* DIRECTION *
Write out the listing beneath this instruction in its entirety, exactly as it reads.

* DATA BLOCK *
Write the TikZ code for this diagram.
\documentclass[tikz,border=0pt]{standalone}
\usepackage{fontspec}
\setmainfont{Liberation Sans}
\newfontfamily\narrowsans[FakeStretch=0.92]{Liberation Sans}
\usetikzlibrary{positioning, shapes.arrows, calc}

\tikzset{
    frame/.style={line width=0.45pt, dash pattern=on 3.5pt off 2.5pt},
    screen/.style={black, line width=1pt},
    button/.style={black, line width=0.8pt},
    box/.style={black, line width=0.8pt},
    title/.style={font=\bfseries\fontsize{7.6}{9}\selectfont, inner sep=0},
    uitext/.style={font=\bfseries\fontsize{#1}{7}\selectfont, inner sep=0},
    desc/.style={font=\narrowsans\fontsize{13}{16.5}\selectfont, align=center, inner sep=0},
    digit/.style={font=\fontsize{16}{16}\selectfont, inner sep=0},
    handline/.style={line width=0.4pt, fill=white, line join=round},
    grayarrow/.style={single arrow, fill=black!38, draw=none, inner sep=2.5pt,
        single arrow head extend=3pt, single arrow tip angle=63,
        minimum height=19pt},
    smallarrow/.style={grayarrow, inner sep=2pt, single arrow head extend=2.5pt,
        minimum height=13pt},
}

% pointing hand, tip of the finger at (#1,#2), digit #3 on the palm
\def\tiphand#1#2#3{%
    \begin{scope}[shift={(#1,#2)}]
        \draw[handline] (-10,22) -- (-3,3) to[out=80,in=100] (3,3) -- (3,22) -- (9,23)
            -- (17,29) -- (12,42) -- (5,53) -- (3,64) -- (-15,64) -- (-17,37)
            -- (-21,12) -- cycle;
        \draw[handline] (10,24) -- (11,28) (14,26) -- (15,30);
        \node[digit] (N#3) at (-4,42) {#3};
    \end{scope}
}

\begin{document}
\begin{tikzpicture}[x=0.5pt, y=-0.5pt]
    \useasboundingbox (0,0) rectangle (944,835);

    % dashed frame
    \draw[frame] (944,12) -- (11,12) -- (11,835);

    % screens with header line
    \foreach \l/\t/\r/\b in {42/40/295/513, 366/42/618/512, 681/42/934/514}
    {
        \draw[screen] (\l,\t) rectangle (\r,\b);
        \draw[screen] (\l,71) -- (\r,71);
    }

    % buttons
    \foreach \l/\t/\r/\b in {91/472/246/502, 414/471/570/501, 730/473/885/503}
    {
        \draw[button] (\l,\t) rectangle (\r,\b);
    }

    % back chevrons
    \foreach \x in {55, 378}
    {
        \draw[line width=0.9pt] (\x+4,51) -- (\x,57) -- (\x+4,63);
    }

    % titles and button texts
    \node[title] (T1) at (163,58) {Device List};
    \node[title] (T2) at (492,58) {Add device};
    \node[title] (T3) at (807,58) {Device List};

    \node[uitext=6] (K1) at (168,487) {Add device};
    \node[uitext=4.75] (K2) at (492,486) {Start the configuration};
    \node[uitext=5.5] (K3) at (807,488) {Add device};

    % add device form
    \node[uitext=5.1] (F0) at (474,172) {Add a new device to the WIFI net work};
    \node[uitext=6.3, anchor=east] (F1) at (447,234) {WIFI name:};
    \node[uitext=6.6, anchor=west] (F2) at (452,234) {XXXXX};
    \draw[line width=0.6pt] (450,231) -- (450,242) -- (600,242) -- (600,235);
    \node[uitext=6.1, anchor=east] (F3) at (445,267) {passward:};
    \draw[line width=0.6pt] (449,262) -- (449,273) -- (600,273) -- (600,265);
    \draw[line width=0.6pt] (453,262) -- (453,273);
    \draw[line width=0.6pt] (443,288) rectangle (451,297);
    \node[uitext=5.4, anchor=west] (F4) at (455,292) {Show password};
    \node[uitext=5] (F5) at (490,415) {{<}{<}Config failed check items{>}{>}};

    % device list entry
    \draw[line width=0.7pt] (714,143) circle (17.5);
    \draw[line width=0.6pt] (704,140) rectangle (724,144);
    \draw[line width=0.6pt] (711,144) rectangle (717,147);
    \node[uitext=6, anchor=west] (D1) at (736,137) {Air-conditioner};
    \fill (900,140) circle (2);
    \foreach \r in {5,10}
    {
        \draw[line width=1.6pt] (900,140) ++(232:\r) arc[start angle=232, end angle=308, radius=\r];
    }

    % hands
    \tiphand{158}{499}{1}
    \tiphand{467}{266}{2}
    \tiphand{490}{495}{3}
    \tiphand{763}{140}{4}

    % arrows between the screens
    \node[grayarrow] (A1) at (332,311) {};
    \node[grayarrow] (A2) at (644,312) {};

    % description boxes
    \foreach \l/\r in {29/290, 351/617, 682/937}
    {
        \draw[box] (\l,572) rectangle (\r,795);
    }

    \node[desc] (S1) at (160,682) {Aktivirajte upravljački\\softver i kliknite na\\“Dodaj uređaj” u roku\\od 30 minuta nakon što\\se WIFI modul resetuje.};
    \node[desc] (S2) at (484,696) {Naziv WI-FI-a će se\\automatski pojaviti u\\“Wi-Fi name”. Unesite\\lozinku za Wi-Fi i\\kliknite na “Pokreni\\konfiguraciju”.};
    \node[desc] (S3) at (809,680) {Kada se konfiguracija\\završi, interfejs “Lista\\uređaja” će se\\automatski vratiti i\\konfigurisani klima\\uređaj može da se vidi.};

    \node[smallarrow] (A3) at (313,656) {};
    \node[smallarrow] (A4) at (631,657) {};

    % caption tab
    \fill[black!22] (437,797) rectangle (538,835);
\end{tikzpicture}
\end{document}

* OUTPUT FOR THIS EXERCISE *
Write the TikZ code for this diagram.
\documentclass[tikz,border=0pt]{standalone}
\usepackage{fontspec}
\setmainfont{Liberation Sans}
\newfontfamily\narrowsans[FakeStretch=0.92]{Liberation Sans}
\usetikzlibrary{positioning, shapes.arrows, calc}

\tikzset{
    frame/.style={line width=0.45pt, dash pattern=on 3.5pt off 2.5pt},
    screen/.style={black, line width=1pt},
    button/.style={black, line width=0.8pt},
    box/.style={black, line width=0.8pt},
    title/.style={font=\bfseries\fontsize{7.6}{9}\selectfont, inner sep=0},
    uitext/.style={font=\bfseries\fontsize{#1}{7}\selectfont, inner sep=0},
    desc/.style={font=\narrowsans\fontsize{13}{16.5}\selectfont, align=center, inner sep=0},
    digit/.style={font=\fontsize{16}{16}\selectfont, inner sep=0},
    handline/.style={line width=0.4pt, fill=white, line join=round},
    grayarrow/.style={single arrow, fill=black!38, draw=none, inner sep=2.5pt,
        single arrow head extend=3pt, single arrow tip angle=63,
        minimum height=19pt},
    smallarrow/.style={grayarrow, inner sep=2pt, single arrow head extend=2.5pt,
        minimum height=13pt},
}

% pointing hand, tip of the finger at (#1,#2), digit #3 on the palm
\def\tiphand#1#2#3{%
    \begin{scope}[shift={(#1,#2)}]
        \draw[handline] (-10,22) -- (-3,3) to[out=80,in=100] (3,3) -- (3,22) -- (9,23)
            -- (17,29) -- (12,42) -- (5,53) -- (3,64) -- (-15,64) -- (-17,37)
            -- (-21,12) -- cycle;
        \draw[handline] (10,24) -- (11,28) (14,26) -- (15,30);
        \node[digit] (N#3) at (-4,42) {#3};
    \end{scope}
}

\begin{document}
\begin{tikzpicture}[x=0.5pt, y=-0.5pt]
    \useasboundingbox (0,0) rectangle (944,835);

    % dashed frame
    \draw[frame] (944,12) -- (11,12) -- (11,835);

    % screens with header line
    \foreach \l/\t/\r/\b in {42/40/295/513, 366/42/618/512, 681/42/934/514}
    {
        \draw[screen] (\l,\t) rectangle (\r,\b);
        \draw[screen] (\l,71) -- (\r,71);
    }

    % buttons
    \foreach \l/\t/\r/\b in {91/472/246/502, 414/471/570/501, 730/473/885/503}
    {
        \draw[button] (\l,\t) rectangle (\r,\b);
    }

    % back chevrons
    \foreach \x in {55, 378}
    {
        \draw[line width=0.9pt] (\x+4,51) -- (\x,57) -- (\x+4,63);
    }

    % titles and button texts
    \node[title] (T1) at (163,58) {Device List};
    \node[title] (T2) at (492,58) {Add device};
    \node[title] (T3) at (807,58) {Device List};

    \node[uitext=6] (K1) at (168,487) {Add device};
    \node[uitext=4.75] (K2) at (492,486) {Start the configuration};
    \node[uitext=5.5] (K3) at (807,488) {Add device};

    % add device form
    \node[uitext=5.1] (F0) at (474,172) {Add a new device to the WIFI net work};
    \node[uitext=6.3, anchor=east] (F1) at (447,234) {WIFI name:};
    \node[uitext=6.6, anchor=west] (F2) at (452,234) {XXXXX};
    \draw[line width=0.6pt] (450,231) -- (450,242) -- (600,242) -- (600,235);
    \node[uitext=6.1, anchor=east] (F3) at (445,267) {passward:};
    \draw[line width=0.6pt] (449,262) -- (449,273) -- (600,273) -- (600,265);
    \draw[line width=0.6pt] (453,262) -- (453,273);
    \draw[line width=0.6pt] (443,288) rectangle (451,297);
    \node[uitext=5.4, anchor=west] (F4) at (455,292) {Show password};
    \node[uitext=5] (F5) at (490,415) {{<}{<}Config failed check items{>}{>}};

    % device list entry
    \draw[line width=0.7pt] (714,143) circle (17.5);
    \draw[line width=0.6pt] (704,140) rectangle (724,144);
    \draw[line width=0.6pt] (711,144) rectangle (717,147);
    \node[uitext=6, anchor=west] (D1) at (736,137) {Air-conditioner};
    \fill (900,140) circle (2);
    \foreach \r in {5,10}
    {
        \draw[line width=1.6pt] (900,140) ++(232:\r) arc[start angle=232, end angle=308, radius=\r];
    }

    % hands
    \tiphand{158}{499}{1}
    \tiphand{467}{266}{2}
    \tiphand{490}{495}{3}
    \tiphand{763}{140}{4}

    % arrows between the screens
    \node[grayarrow] (A1) at (332,311) {};
    \node[grayarrow] (A2) at (644,312) {};

    % description boxes
    \foreach \l/\r in {29/290, 351/617, 682/937}
    {
        \draw[box] (\l,572) rectangle (\r,795);
    }

    \node[desc] (S1) at (160,682) {Aktivirajte upravljački\\softver i kliknite na\\“Dodaj uređaj” u roku\\od 30 minuta nakon što\\se WIFI modul resetuje.};
    \node[desc] (S2) at (484,696) {Naziv WI-FI-a će se\\automatski pojaviti u\\“Wi-Fi name”. Unesite\\lozinku za Wi-Fi i\\kliknite na “Pokreni\\konfiguraciju”.};
    \node[desc] (S3) at (809,680) {Kada se konfiguracija\\završi, interfejs “Lista\\uređaja” će se\\automatski vratiti i\\konfigurisani klima\\uređaj može da se vidi.};

    \node[smallarrow] (A3) at (313,656) {};
    \node[smallarrow] (A4) at (631,657) {};

    % caption tab
    \fill[black!22] (437,797) rectangle (538,835);
\end{tikzpicture}
\end{document}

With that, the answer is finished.